Jakarta, Aktual.com — Pengamat Ekonomi sekaligus Sekretaris Jenderal Forum Indonesia untuk Transparansi Anggaran (Fitra) Yenny Sucipto mengatakan bahwa Rancangan Anggaran Pendapatan dan Belanja Negara (RAPBN) 2016 yang saat ini tengah dibahas dapat menjadi tolak ukur dalam realisasi Nawacita yang sejak awal dicanangkan oleh Presiden Joko Widodo (Jokowi).
“Apakah poin satu hingga sembilan dalam Nawacita bisa masuk dalam penyusunan APBN dan cukup konsisten ke rencana pembangunan jangka menengah nasional (RPJMN), ini pertaruhannya,” kata Yenny di Jakarta, Selasa (27/10).
Menurutnya, proses pembahasan yang saat ini sedang berlangsung di parlemen ini diharapkan bisa mengedepankan kepentingan rakyat. Pasalnya, isi RAPBN harus memikirkan kepentingan rakyat sesuai konstitusi yang berlaku. Artinya APBN nantinya harus dirancang sesuai Pancasila dan UUD 1945.
“Kita lihat apakah proses politis ini dapat mengedepankan kepentingan rakyat,” ucapnya.
Yenny melihat ada beberapa poin krusial dalam pengesahan RAPBN 2016, diantaranya permintaan BUMN dalam Penyertaan Modal Negara (PMN) Rp 44 triliun dan anggaran kesehatan lima persen dari APBN.
Sementara, Ketua Umum Partai Bulan Bintang (PBB) Yusril Ihza Mahendra mengimbau kepada para partai Koalisi Merah Putih (KMP) untuk mengkritisi usulan RAPBN 2016. Pasalnya, usulan yang diajukan pemerintah dinilai jauh dari kata realistis.
“Kami mendesak partai KMP bersikap kritis terhadap RAPBN yang diajukan pemerintahan Jokowi,” kata Yusril.

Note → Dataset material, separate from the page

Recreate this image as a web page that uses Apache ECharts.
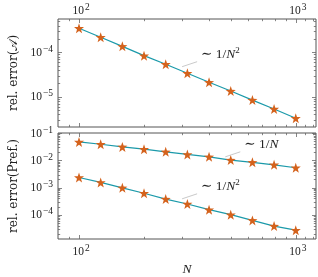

Menurutnya, pemerintah perlu menghitung ulang dan menetapkan kembali asumsi dasar makro ekonomi, sektor penerimaan dan pengeluaran dengan lebih realistis, cermat, jujur dan hati-hati.
Dalam Nota Keuangan dan RAPBN 2016 yang disampaikan pemerintah, asumsi dasar makro yang digunakan pemerintah tidak realistis, terutama jika dihadapkan pada perkembangan nyata ekonomi makro sebenarnya.
Contohnya pemerintah telah menetapkan angka pertumbuhan ekonomi sebesar 5,5 persen, laju inflasi 4,7 persen, nilai tukar rupiah terhadap dolar AS sebesar Rp13.400. Serta asumsi dasar minyak mentah Indonesia di pasar dunia dipatok USD60 per barel dengan lifting minyak 830 ribu barel per- hari.
“Itu tidak realistis. Selain itu PBB menilai Nota Keuangan dan RAPBN 2016 yang diajukan pemerintah hampir tidak menggambarkan respon pemerintah, atas menurunnya daya beli masyarakat dan menekan laju inflasi,” tutupnya.